Sampai akhirnya, beberapa warga sadar dan berusaha membantu dengan memperkenalkan kepada pengurus desa setempat.

"Ini seperti bom, tapi kami berhasil menjinakkannya setidaknya sudah 20 persen berjalan," katanya.

Pencemaran limbah aki basah di daerah tersebut sudah mendekati ambang batas bahaya. Menurut data dari Badan Lingkungan Hidup (BLH) tingkat pencemaran mencapai 2.000 mg per kilogram tanahnya.

Padahal batas normal Pb alami di tanah hanya 40 mg per kilogram tanah. Hal tersebut bisa terjadi karena selama lebih dari 30 tahun desa tersebut dijadikan pengolahan residu aki basah.

Aki tersebut akan dijadikan residu untuk diambil timbal kering dengan cara dibakar. Semua proses tersebut sayangnya tidak diolah dengan cara yang aman dan tidak memakai perlengkapan kesehatan.

Sehingga sisa limbah hanya dibiarkan mengalir masuk ke dalam tanah dan mempengaruhi kualitas tekstur tanah serta air tanah.

Genosida Ekologi

Seorang anak duduk bersila di depan rumah, dengan tangan gemetar dan kualahan dalam memegang sendok makannya.

"Itu namanya 'tremors' dan 'down syndrom', dampak dari timbal," kata Alfred berbisik berusaha untuk menjaga perasaan dari penderita.

Ia menunjukkan posisi rumah anak tersebut berada tepat di samping menara berbentuk tabung menjulang setinggi 20 meter dan lebar sekitar 6 meter.

"Itu pusat residu aki di bakar, kami sudah menghentikannya walau pun agak terlambat untuk menghindari korban," tuturnya.

Ia membenarkan, bahwa anak yang duduk di dekat ruang pembakaran tersebut adalah korban dari dampak timbal (Pb) dalam jangka lama.

Selain gejala visual tersebut, timbel bisa menyebabkan penyakit ispa, paru-paru, autis, anemia, lemah tulang dan kematian.

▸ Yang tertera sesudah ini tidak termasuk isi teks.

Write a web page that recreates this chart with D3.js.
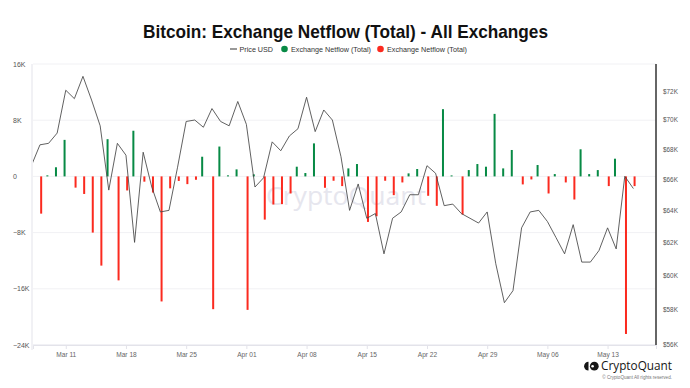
<!DOCTYPE html>
<html lang="en">
<head>
<meta charset="utf-8">
<title>Bitcoin: Exchange Netflow (Total)</title>
<script src="https://cdn.jsdelivr.net/npm/d3@7"></script>
<style>
  body { margin: 0; background: #fff; }
  svg { display: block; font-family: "Liberation Sans", Arial, sans-serif; }
</style>
</head>
<body>
<svg id="chart"></svg>
<script>
// daily values, 2024
const days = [
  "03-07","03-08","03-09","03-10","03-11","03-12","03-13","03-14","03-15","03-16","03-17","03-18","03-19",
  "03-20","03-21","03-22","03-23","03-24","03-25","03-26","03-27","03-28","03-29","03-30","03-31",
  "04-01","04-02","04-03","04-04","04-05","04-06","04-07","04-08","04-09","04-10","04-11","04-12","04-13",
  "04-14","04-15","04-16","04-17","04-18","04-19","04-20","04-21","04-22","04-23","04-24","04-25","04-26",
  "04-27","04-28","04-29","04-30",
  "05-01","05-02","05-03","05-04","05-05","05-06","05-07","05-08","05-09","05-10","05-11","05-12","05-13",
  "05-14","05-15","05-16"
];
const priceUsd = [
  66900, 68300, 68400, 69100, 72100, 71500, 73100, 71400, 69600, 65300, 68400, 67600, 62000,
  67800, 65500, 63900, 64000, 66800, 69900, 70000, 69500, 70800, 69900, 69600, 71300,
  69700, 65500, 66100, 68500, 67900, 68900, 69400, 71600, 69200, 70700, 70000, 67500, 64000,
  65700, 63500, 63800, 61300, 63500, 63900, 65000, 65000, 66900, 66400, 64300, 64400, 63800,
  63500, 63200, 63900, 60700,
  58400, 59100, 62900, 63900, 64000, 63300, 62300, 61300, 63100, 60800, 60800, 61500, 62900,
  61600, 66200, 65400
];
const netflow = [
  null, -5300, 150, 1300, 5200, -1600, -2500, -8000, -12700, 5300, -14800, -2000, 6500,
  -750, -2300, -17800, -1700, -650, -1100, -480, 2800, -18900, 4250, 150, 1000,
  -19000, 290, -6150, -4000, -3950, -2430, 1380, 480, 4700, -1620, -620, -1380, 1140,
  1760, -6480, -5670, -620, -2670, -860, 430, 1050, -2760, -4190, 9570, 140, -5430,
  900, 1760, 1380, 8900,
  1140, 3760, -1140, -430, 1620, -2430, 330, -860, -3290, 3860, 330, 900, -1380,
  2520, -22430, -1380
];
const flowTicks = [-24000, -16000, -8000, 0, 8000, 16000];
const priceTicks = [56000, 58000, 60000, 62000, 64000, 66000, 68000, 70000, 72000];
const dateTicks = ["03-11","03-18","03-25","04-01","04-08","04-15","04-22","04-29","05-06","05-13"];

const width = 690, height = 388;
const plot = {left: 33, right: 656, top: 64, bottom: 345};
const green = "#078a45", red = "#fb2a1f";

const parse = s => d3.utcParse("%Y-%m-%d")("2024-" + s);
const data = days.map((d, i) => ({date: parse(d), price: priceUsd[i], flow: netflow[i]}));

const svg = d3.select("#chart").attr("width", width).attr("height", height);

const day = 864e5, mar11 = parse("03-11");
let x = d3.scaleUtc()
        .domain([new Date(+mar11 - 3.81 * day), new Date(+mar11 + 68.63 * day)])
        .range([plot.left, plot.right]);
let yFlow = d3.scaleLinear().domain([-24000, 16000]).range([plot.bottom, plot.top]);
let yPrice = d3.scaleLog().domain([56000, 74000]).range([plot.bottom, plot.top]);

// title + legend
svg.append("text")
        .attr("x", 345.5).attr("y", 38)
        .attr("text-anchor", "middle")
        .attr("font-size", 19).attr("font-weight", "bold").attr("fill", "#111")
        .attr("textLength", 405).attr("lengthAdjust", "spacingAndGlyphs")
        .text("Bitcoin: Exchange Netflow (Total) - All Exchanges");

let legend = svg.append("g").attr("font-size", 7.2).attr("fill", "#333");
legend.append("line").attr("x1", 230).attr("x2", 237).attr("y1", 49).attr("y2", 49)
        .attr("stroke", "#777").attr("stroke-width", 1.5);
legend.append("text").attr("x", 239.5).attr("y", 51.5).text("Price USD");
legend.append("circle").attr("cx", 284.5).attr("cy", 49).attr("r", 3.3).attr("fill", green);
legend.append("text").attr("x", 291).attr("y", 51.5).text("Exchange Netflow (Total)");
legend.append("circle").attr("cx", 380.5).attr("cy", 49).attr("r", 3.3).attr("fill", red);
legend.append("text").attr("x", 387).attr("y", 51.5).text("Exchange Netflow (Total)");

// grid
svg.append("g").selectAll("line")
        .data(flowTicks)
        .enter().append("line")
        .attr("x1", plot.left).attr("x2", plot.right)
        .attr("y1", d => yFlow(d)).attr("y2", d => yFlow(d))
        .attr("stroke", d => d === -24000 ? "#e3e3ea" : "#f1f1f4");

svg.append("line")
        .attr("x1", plot.left - 1).attr("x2", plot.left - 1)
        .attr("y1", plot.top).attr("y2", plot.bottom + 5)
        .attr("stroke", "#e3e3ea");

// watermark
svg.append("text")
        .attr("x", 266).attr("y", 205)
        .attr("textLength", 160).attr("lengthAdjust", "spacingAndGlyphs")
        .attr("font-size", 25).attr("fill", "#e6e6ee")
        .attr("font-family", "'Open Sans', sans-serif")
        .text("CryptoQuant");

// x axis
let xAxis = svg.append("g").attr("transform", `translate(0,${plot.bottom})`)
        .call(d3.axisBottom(x)
                .tickValues(dateTicks.map(parse))
                .tickFormat(d3.utcFormat("%b %d"))
                .tickSize(4).tickPadding(3));
xAxis.select(".domain").attr("stroke", "#e3e3ea");
xAxis.selectAll(".tick line").attr("stroke", "#e3e3ea");
xAxis.selectAll("text").attr("font-size", 6.6).attr("fill", "#666")
        .attr("font-family", "'Liberation Sans', Arial, sans-serif");

// left labels
svg.append("g").selectAll("text")
        .data(flowTicks)
        .enter().append("text")
        .attr("x", 13).attr("y", d => yFlow(d) + 2.5)
        .attr("font-size", 7).attr("fill", "#555")
        .text(d => d === 0 ? "0" : d3.format("d")(d / 1000) + "K");

// right axis
svg.append("line")
        .attr("x1", plot.right).attr("x2", plot.right)
        .attr("y1", plot.top).attr("y2", plot.bottom)
        .attr("stroke", "#333").attr("stroke-width", 1.5);
svg.append("g").selectAll("text")
        .data(priceTicks)
        .enter().append("text")
        .attr("x", 663).attr("y", d => yPrice(d) + 2.3)
        .attr("font-size", 6.4).attr("fill", "#555")
        .text(d => "$" + d / 1000 + "K");

// bars
let bars = data.filter(d => d.flow !== null);
svg.append("g").attr("id", "bars")
        .selectAll("rect")
        .data(bars)
        .enter().append("rect")
        .attr("x", d => x(d.date) + (d.flow >= 0 ? -1.2 : 1.2) - 1)
        .attr("width", 2)
        .attr("y", d => Math.min(yFlow(d.flow), yFlow(0)))
        .attr("height", d => Math.abs(yFlow(d.flow) - yFlow(0)))
        .attr("fill", d => d.flow >= 0 ? green : red);

// price line
svg.append("clipPath").attr("id", "clip")
        .append("rect")
        .attr("x", plot.left).attr("y", plot.top)
        .attr("width", plot.right - plot.left).attr("height", plot.bottom - plot.top);

let line = d3.line().x(d => x(d.date)).y(d => yPrice(d.price));
svg.append("path")
        .datum(data)
        .attr("clip-path", "url(#clip)")
        .attr("fill", "none")
        .attr("stroke", "#444").attr("stroke-width", 0.85)
        .attr("d", line);

// footer logo
let logo = svg.append("g").attr("fill", "#161616");
logo.append("path").attr("d", "M588.5,361.8 A4.4,4.4 0 0 0 588.5,370.6 Z");
logo.append("circle").attr("cx", 594.3).attr("cy", 366.2).attr("r", 4.4);
logo.append("circle").attr("cx", 592.6).attr("cy", 366.2).attr("r", 1.3).attr("fill", "#fff");
logo.append("text").attr("x", 601).attr("y", 370.3)
        .attr("font-size", 11.8).attr("font-family", "'Open Sans', sans-serif")
        .attr("textLength", 71).attr("lengthAdjust", "spacingAndGlyphs")
        .text("CryptoQuant");
svg.append("text").attr("x", 672).attr("y", 378.5).attr("text-anchor", "end")
        .attr("font-size", 4.6).attr("fill", "#777")
        .text("© CryptoQuant All rights reserved.");
</script>
</body>
</html>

Timbel merupakan Plumbum (Pb) atau timah hitam, adalah logam berat berbahaya dan beracun. Berwarna abu-abu dan tidak dibutuhkan oleh tubuh. Sifatnya mudah dilelehkan dan dibentuk, tidak berkarat serta mempercepat pengeringan.

Gejala-gejala teracuni timbel adalah kram perut, kolik, sembelit, mual-mual, muntah serta terasa lesu. Gangguan pada orang dewasa adalah penurunan kemampuan reproduksi, kelahiran prematur, hipertensi, jantung, sistem syaraf terganggu, daya ingat menurun drastis, lemah otot serta kerusakan ginjal.

"Banyak orang akan meninggal jika keadaan ekologi tidak diperbaiki, karena pencemaran sudah tahap pada udara dan aliran air tanah," katanya.

Namun, sekarang daerah Cinangka sudah memasuki tahap pemulihan, serta banyak penduduk sudah menyadari kerugian tersebut.